The Enterprise® stent and Solitaire™ AB are self-expanding closed-cell stents, which were initially designed to assist in the coiling of brain aneurysms. They have been employed as a revascularization device for use in AIS after other devices have failed [5, 17]. While the closed cell design provides good radial force, a study using the Enterprise® for primary stenting during AIS suggested that balloon angioplasty after stent deployment was required in 45% of the cases [10]. This series contradicts this finding with 8 out of 10 patients having stenosis post-deployment that resolved on its own as seen on subsequent imaging. Only 4 of these patients underwent balloon angioplasty after stent deployment when the stenosis appeared to be flow limiting, while the rest relied on the radial force of the stent to gradually open the stenosis. In the last 2 patients with near occlusive stenosis after stenting, no angioplasty was done, and the follow-up scans showed patency of the stented portion.

To our knowledge there is only a single study, which showed better outcomes in patients who underwent permanent stenting after failed thrombectomy compared to patients who did not [5]. Our study validated these findings and while permanent stenting should still only be a final recourse, it reassures us that it is a valid alternative when thrombectomy has failed.

There is a risk of in-stent reocclusion or stenosis after intracranial stenting and the antiplatelet regimen to prevent this is still controversial [18‐22].  A recent publication suggested that glycoprotein IIb/IIIa inhibitor during rescue stenting for failed thrombectomy was associated with less in-stent restenosis and better 3‑month mRS scores [23]. Of the stented patients in this study 92% were treated with abciximab during stent implantation and there were no radiological signs of ICH in the stented cohort compared to 4 patients in the non-stented cohort who developed ICH. The low rate of symptomatic ICH and high rate or mTICI 2b/3 recanalization (83.3%) in the stented group is similar to the results achieved by previous studies in which stenting was performed during acute stroke (Table 3).

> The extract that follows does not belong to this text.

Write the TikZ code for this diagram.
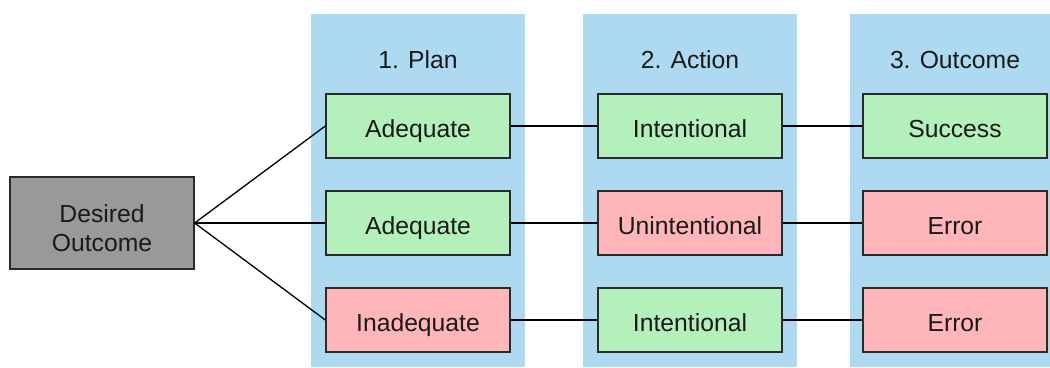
\documentclass[tikz,border=0pt]{standalone}
\usepackage{fontspec}
\setmainfont{Liberation Sans}
\definecolor{colbg}{HTML}{AEDAF1}
\definecolor{okfill}{HTML}{B4F0BB}
\definecolor{badfill}{HTML}{FFB6BA}
\definecolor{grayfill}{HTML}{999999}
\definecolor{edge}{HTML}{2A2A2A}
\definecolor{txt}{HTML}{1A1A1A}
\begin{document}
\begin{tikzpicture}[x=1bp,y=-1bp,
  box/.style={draw=edge,line width=1.3bp,minimum width=184bp,minimum height=64bp,inner sep=0pt,
    font=\fontsize{24.8}{29}\selectfont,text=txt,align=center,text height=23bp,text depth=0pt},
  ok/.style={box,fill=okfill},
  bad/.style={box,fill=badfill},
  head/.style={font=\fontsize{24.8}{29}\selectfont,text=txt,inner sep=0pt,anchor=base},
  link/.style={draw=black,line width=1.3bp}]
\useasboundingbox (0,0) rectangle (1050,367);
\fill[colbg] (311,14) rectangle (525,367);
\fill[colbg] (583,14) rectangle (797,367);
\fill[colbg] (850,14) rectangle (1050,367);
\node[head] (h1) at (418,68) {1. Plan};
\node[head] (h2) at (690,68) {2. Action};
\node[head] (h3) at (955,68) {3. Outcome};
\node[box,fill=grayfill,minimum width=184bp,minimum height=92bp,text height=57.4bp] (d) at (102,223) {Desired\\Outcome};
\node[ok] (p1) at (418,126) {Adequate};
\node[ok] (p2) at (418,223) {Adequate};
\node[bad] (p3) at (418,320) {Inadequate};
\node[ok] (a1) at (690,126) {Intentional};
\node[bad] (a2) at (690,223) {Unintentional};
\node[ok] (a3) at (690,320) {Intentional};
\node[ok] (o1) at (955,126) {Success};
\node[bad] (o2) at (955,223) {Error};
\node[bad] (o3) at (955,320) {Error};
\draw[link] (d.east) -- (p1.west);
\draw[link] (d.east) -- (p2.west);
\draw[link] (d.east) -- (p3.west);
\draw[link] (p1) -- (a1);
\draw[link] (p2) -- (a2);
\draw[link] (p3) -- (a3);
\draw[link] (a1) -- (o1);
\draw[link] (a2) -- (o2);
\draw[link] (a3) -- (o3);
\end{tikzpicture}
\end{document}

Several limitations of our study should be acknowledged. The small sample size of 12 patients may not be representative and a larger series should be carried out to validate the study results. This study reviewed patients treated with the emboTrap® device and therefore it is uncertain as to whether the results can be extrapolated to MT performed with other thrombectomy devices. Nevertheless, other studies showed similar outcomes and reperfusion rates. (Table 3) Only 10 out of 12 patients had repeat vascular imaging and not all of them had MRI after the procedure. Another major limitation is that we were unable to ascertain the underlying cause of reocclusion post-thrombectomy and it could be due to a fibrinous clot, a dissection or vasospasm. A high-resolution vessel MRI could be useful to determine the cause; however, the limited time in an acute stroke setting precludes such investigations from being done. Finally, the lack of a standardized approach for both treatment and antiplatelet regimen choices is a limitation, which resulted in inhomogeneous treatment cohorts and a selection bias cannot be ruled out. Moreover, the patients did not switch to direct aspiration, which would be a reasonable alternative before permanent stenting.

Permanent intracranial stenting might be a possible salvage modality in patients suffering from failed thrombectomy procedure with promising rates of favorable clinical outcome. The use of abciximab appears to be reasonably safe in the setting of acute intracranial stenting for failed MT. Complete restoration of vessel caliber does not appear to be necessary to achieve a good clinical outcome. These findings should be validated in a larger series.